> [TO DO] Answer with one number: the count of lines in this material that hold the word "chart".
— START DATASET ROWS —
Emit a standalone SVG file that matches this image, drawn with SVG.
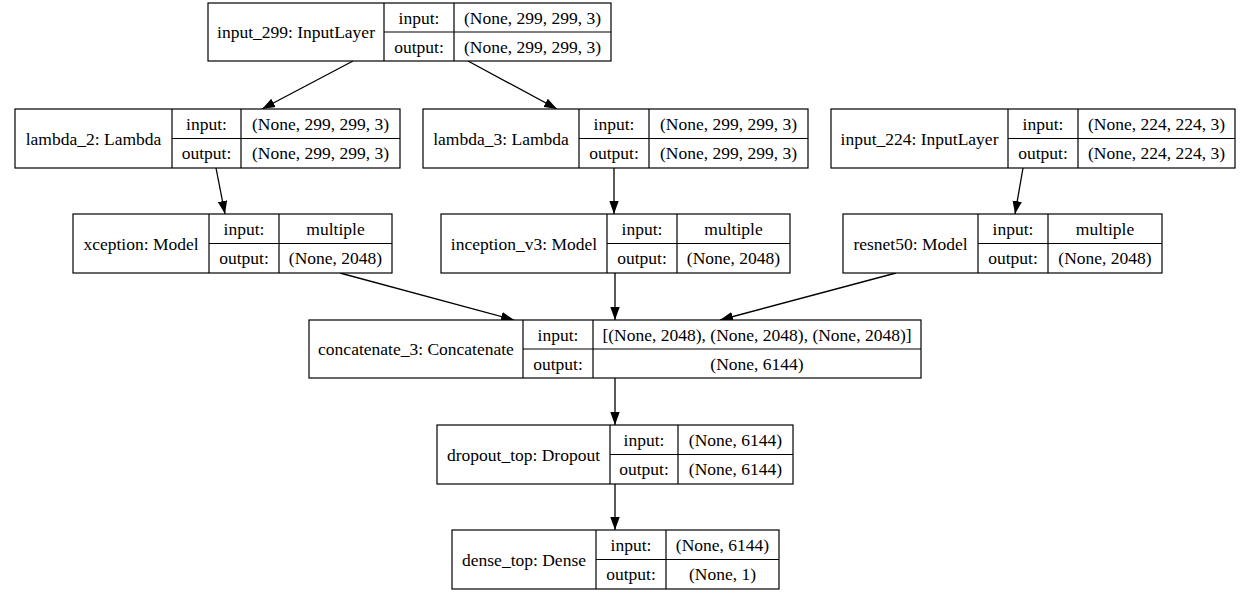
<svg xmlns="http://www.w3.org/2000/svg" width="1247" height="596" viewBox="0 0 1247 596">
<style>
.b{fill:#fff;stroke:#000;stroke-width:1.2}
.l{stroke:#000;stroke-width:1.2;fill:none}
text{font-family:"Liberation Serif","Times New Roman",serif;font-size:17.5px;fill:#000;text-anchor:middle}
.e{stroke:#000;stroke-width:1.3;fill:none;marker-end:url(#ah)}
</style>
<defs>
<marker id="ah" markerUnits="userSpaceOnUse" viewBox="0 0 13 10" markerWidth="13" markerHeight="10" refX="13" refY="5" orient="auto"><path d="M0,0.3 L13,5 L0,9.7 z" fill="#000"/></marker>
</defs>
<rect width="1247" height="596" fill="#fff"/>
<g id="connectors">
<line class="e" x1="353" y1="61" x2="262" y2="109"/>
<line class="e" x1="468" y1="61" x2="557" y2="109"/>
<line class="e" x1="216" y1="168" x2="225" y2="214"/>
<line class="e" x1="614" y1="168" x2="614" y2="214"/>
<line class="e" x1="1023" y1="168" x2="1015" y2="214"/>
<line class="e" x1="340" y1="273" x2="514" y2="320"/>
<line class="e" x1="615" y1="273" x2="615" y2="320"/>
<line class="e" x1="896" y1="273" x2="720" y2="320"/>
<line class="e" x1="615" y1="378" x2="615" y2="425"/>
<line class="e" x1="615" y1="484" x2="615" y2="530"/>
</g>
<g id="input_299">
<rect class="b" x="208" y="3" width="403" height="58"/>
<path class="l" d="M384,3V61M454,3V61M384,32H611"/>
<text x="296" y="38">input_299: InputLayer</text>
<text x="419" y="23.5">input:</text>
<text x="419" y="52.5">output:</text>
<text x="532.5" y="23.5">(None, 299, 299, 3)</text>
<text x="532.5" y="52.5">(None, 299, 299, 3)</text>
</g>
<g id="lambda_2">
<rect class="b" x="15" y="109" width="385" height="59"/>
<path class="l" d="M172,109V168M241,109V168M172,138.5H400"/>
<text x="93.5" y="144.5">lambda_2: Lambda</text>
<text x="206.5" y="130">input:</text>
<text x="206.5" y="159">output:</text>
<text x="320.5" y="130">(None, 299, 299, 3)</text>
<text x="320.5" y="159">(None, 299, 299, 3)</text>
</g>
<g id="lambda_3">
<rect class="b" x="423" y="109" width="385" height="59"/>
<path class="l" d="M579,109V168M649,109V168M579,138.5H808"/>
<text x="501" y="144.5">lambda_3: Lambda</text>
<text x="614" y="130">input:</text>
<text x="614" y="159">output:</text>
<text x="728.5" y="130">(None, 299, 299, 3)</text>
<text x="728.5" y="159">(None, 299, 299, 3)</text>
</g>
<g id="input_224">
<rect class="b" x="831" y="109" width="404" height="59"/>
<path class="l" d="M1008,109V168M1078,109V168M1008,138.5H1235"/>
<text x="919.5" y="144.5">input_224: InputLayer</text>
<text x="1043" y="130">input:</text>
<text x="1043" y="159">output:</text>
<text x="1156.5" y="130">(None, 224, 224, 3)</text>
<text x="1156.5" y="159">(None, 224, 224, 3)</text>
</g>
<g id="xception">
<rect class="b" x="73" y="214" width="319" height="59"/>
<path class="l" d="M209,214V273M279,214V273M209,243.5H392"/>
<text x="141" y="249.5">xception: Model</text>
<text x="244" y="235">input:</text>
<text x="244" y="264">output:</text>
<text x="335.5" y="235">multiple</text>
<text x="335.5" y="264">(None, 2048)</text>
</g>
<g id="inception_v3">
<rect class="b" x="441" y="214" width="349" height="59"/>
<path class="l" d="M607,214V273M677,214V273M607,243.5H790"/>
<text x="524" y="249.5">inception_v3: Model</text>
<text x="642" y="235">input:</text>
<text x="642" y="264">output:</text>
<text x="733.5" y="235">multiple</text>
<text x="733.5" y="264">(None, 2048)</text>
</g>
<g id="resnet50">
<rect class="b" x="843" y="214" width="319" height="59"/>
<path class="l" d="M978,214V273M1048,214V273M978,243.5H1162"/>
<text x="910.5" y="249.5">resnet50: Model</text>
<text x="1013" y="235">input:</text>
<text x="1013" y="264">output:</text>
<text x="1105" y="235">multiple</text>
<text x="1105" y="264">(None, 2048)</text>
</g>
<g id="concatenate_3">
<rect class="b" x="309" y="320" width="612" height="58"/>
<path class="l" d="M523,320V378M593,320V378M523,349H921"/>
<text x="416" y="355">concatenate_3: Concatenate</text>
<text x="558" y="340.5">input:</text>
<text x="558" y="369.5">output:</text>
<text x="757" y="340.5">[(None, 2048), (None, 2048), (None, 2048)]</text>
<text x="757" y="369.5">(None, 6144)</text>
</g>
<g id="dropout_top">
<rect class="b" x="437" y="425" width="356" height="59"/>
<path class="l" d="M610,425V484M678,425V484M610,454.5H793"/>
<text x="523.5" y="460.5">dropout_top: Dropout</text>
<text x="644" y="446">input:</text>
<text x="644" y="475">output:</text>
<text x="735.5" y="446">(None, 6144)</text>
<text x="735.5" y="475">(None, 6144)</text>
</g>
<g id="dense_top">
<rect class="b" x="452" y="530" width="327" height="59"/>
<path class="l" d="M596,530V589M666,530V589M596,559.5H779"/>
<text x="524" y="565.5">dense_top: Dense</text>
<text x="631" y="551">input:</text>
<text x="631" y="580">output:</text>
<text x="722.5" y="551">(None, 6144)</text>
<text x="722.5" y="580">(None, 1)</text>
</g>
</svg>
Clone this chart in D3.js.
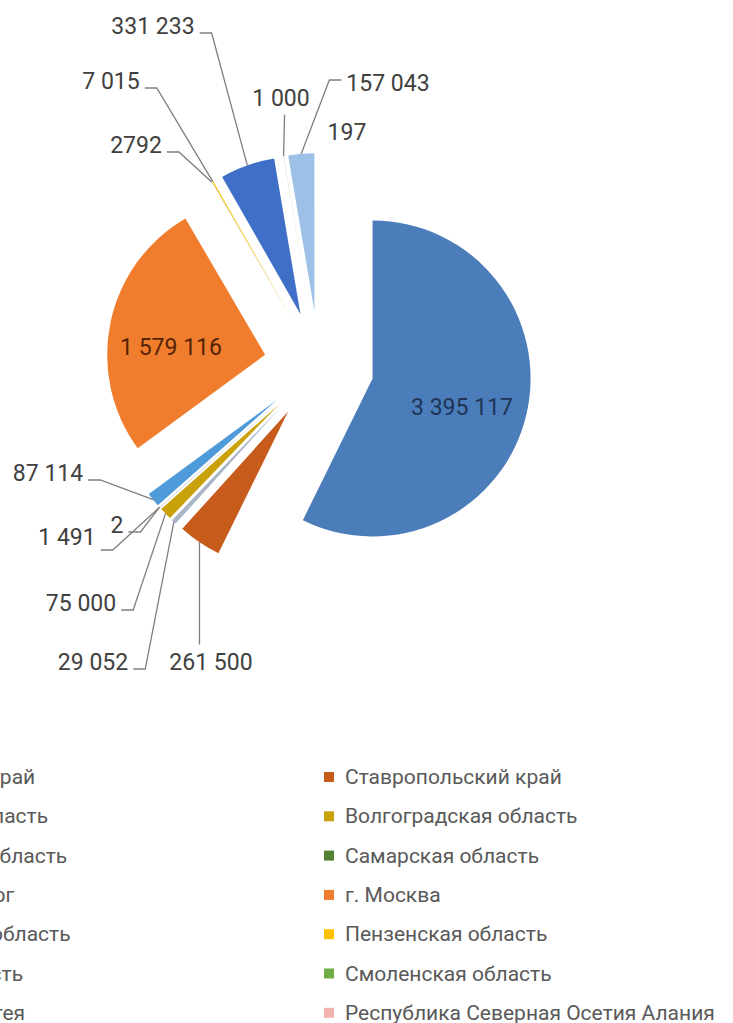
<!DOCTYPE html>
<html>
<head>
<meta charset="utf-8">
<script src="https://cdn.jsdelivr.net/npm/d3@7"></script>
<style>
  html, body { margin: 0; padding: 0; background: #ffffff; }
  svg { display: block; }
</style>
</head>
<body>
<svg id="chart" width="733" height="1023"></svg>
<script>
// ---- data ----
const categories = [
  "Краснодарский край", "Ставропольский край",
  "Воронежская область", "Волгоградская область",
  "Ленинградская область", "Самарская область",
  "г. Санкт-Петербург", "г. Москва",
  "Нижегородская область", "Пензенская область",
  "Калужская область", "Смоленская область",
  "Республика Адыгея", "Республика Северная Осетия Алания"
];
const values = [3395117, 261500, 29052, 75000, 1491, 2, 87114, 1579116, 2792, 7015, 331233, 1000, 157043, 197];
const valueLabels = ["3 395 117", "261 500", "29 052", "75 000", "1 491", "2", "87 114", "1 579 116", "2792", "7 015", "331 233", "1 000", "157 043", "197"];
const colors = ["#4b7dbb", "#c65b1c", "#a9b4c6", "#c9a10a", "#8c8c8c", "#548235", "#4f9ad8", "#f07d2d", "#bfbfbf", "#ffc000", "#3f6fc6", "#70ad47", "#9dc0e6", "#f2b3b0"];

// ---- layout (label placement, as set by hand in the source chart) ----
const labelLayout = [
  {x: 462, y: 407, type: "inside", fill: "#1e3557"},
  {x: 211, y: 662, type: "below"},
  {x: 93,  y: 662, type: "right"},
  {x: 81,  y: 603, type: "right"},
  {x: 67,  y: 537, type: "right", dy: 13},
  {x: 117, y: 525, type: "right"},
  {x: 48,  y: 473, type: "right"},
  {x: 171, y: 347, type: "inside", fill: "#552407"},
  {x: 136, y: 145, type: "right"},
  {x: 111, y: 81,  type: "right"},
  {x: 153, y: 26,  type: "right"},
  {x: 281, y: 98,  type: "above"},
  {x: 388, y: 83,  type: "left", dy: -3},
  {x: 347, y: 132, type: "none"}
];

const W = 733, H = 1023;
const cx = 319, cy = 366, R = 158, explode = 55;
const FONT = "Roboto, 'Noto Sans', sans-serif";

const svg = d3.select("#chart");
svg.append("rect").attr("width", W).attr("height", H).attr("fill", "#fff");

const pie = d3.pie().sort(null).value(d => d)(values);
const arc = d3.arc().innerRadius(0).outerRadius(R);
const unit = a => [Math.sin(a), -Math.cos(a)];

const g = svg.append("g").attr("transform", `translate(${cx},${cy})`);

g.selectAll("path.slice").data(pie).join("path")
  .attr("class", "slice")
  .attr("d", arc)
  .attr("fill", (d, i) => colors[i])
  .attr("transform", d => {
    const m = (d.startAngle + d.endAngle) / 2;
    const [ux, uy] = unit(m);
    return `translate(${ux * explode},${uy * explode})`;
  });

// labels
const lblG = svg.append("g");
pie.forEach((d, i) => {
  const L = labelLayout[i];
  const t = lblG.append("text")
    .attr("x", L.x).attr("y", L.y)
    .attr("text-anchor", "middle")
    .attr("dominant-baseline", "central")
    .attr("font-family", FONT)
    .attr("font-size", 23)
    .attr("fill", L.fill || "#404040")
    .text(valueLabels[i]);
  if (L.type === "inside" || L.type === "none") return;
  const bb = t.node().getBBox();
  const m = (d.startAngle + d.endAngle) / 2;
  const [ux, uy] = unit(m);
  const ax = cx + ux * (explode + R), ay = cy + uy * (explode + R);
  let pts;
  const dy = L.dy != null ? L.dy : 7;
  if (L.type === "right") {
    const sx = bb.x + bb.width + 5, sy = L.y + dy;
    pts = [[sx, sy], [sx + 12, sy], [ax, ay]];
  } else if (L.type === "left") {
    const sx = bb.x - 5, sy = L.y + dy;
    pts = [[sx, sy], [sx - 12, sy], [ax, ay]];
  } else if (L.type === "above") {
    pts = [[ax + 1, bb.y + bb.height + 3], [ax, ay]];
  } else if (L.type === "below") {
    pts = [[ax, bb.y - 4], [ax, ay]];
  }
  lblG.insert("path", "text")
    .attr("d", d3.line()(pts))
    .attr("fill", "none")
    .attr("stroke", "#7f7f7f")
    .attr("stroke-width", 1.3);
});

// legend (the source picture is cropped on the left, so the left column is partly cut off)
const legG = svg.append("g");
const rowY0 = 777, rowStep = 39.3, colX = [-170, 345];
categories.forEach((c, i) => {
  const col = i % 2, row = Math.floor(i / 2);
  const y = rowY0 + row * rowStep;
  const x = colX[col];
  legG.append("rect")
    .attr("x", x - 21).attr("y", y - 5)
    .attr("width", 10).attr("height", 10)
    .attr("fill", colors[i]);
  legG.append("text")
    .attr("x", x).attr("y", y)
    .attr("dominant-baseline", "central")
    .attr("font-family", FONT)
    .attr("font-size", 21)
    .attr("fill", "#595959")
    .text(c);
});
</script>
</body>
</html>
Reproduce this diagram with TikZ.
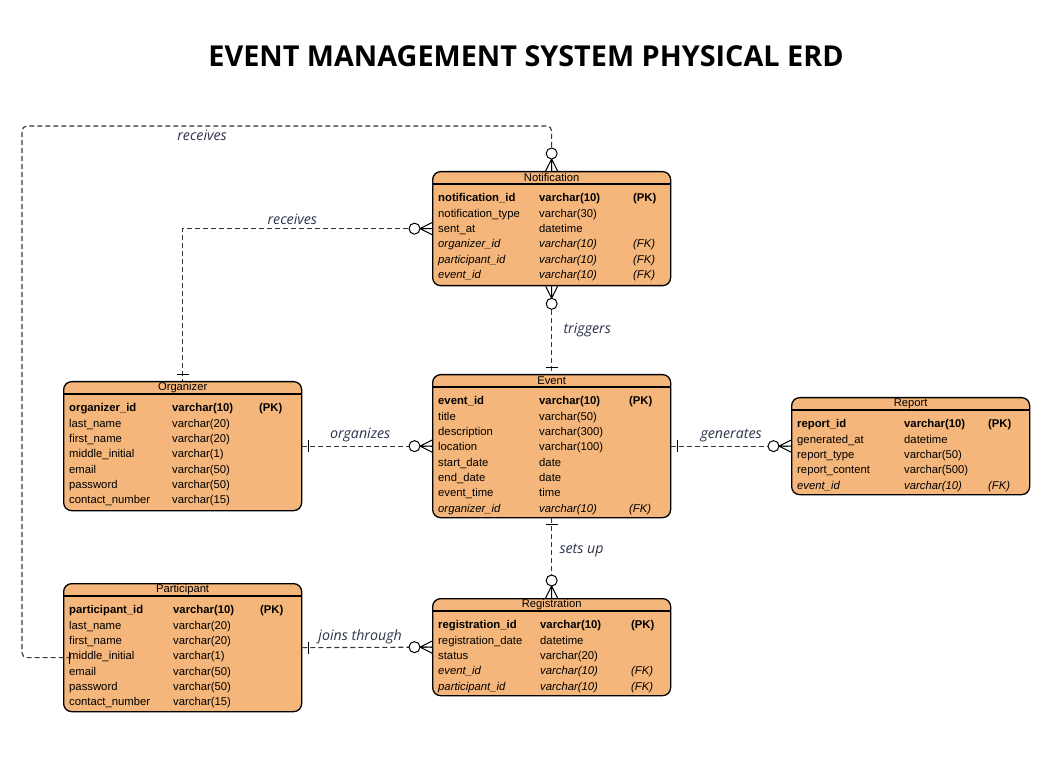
— END DATASET ROWS —
> [RESPONSE FOR THIS EXERCISE] 4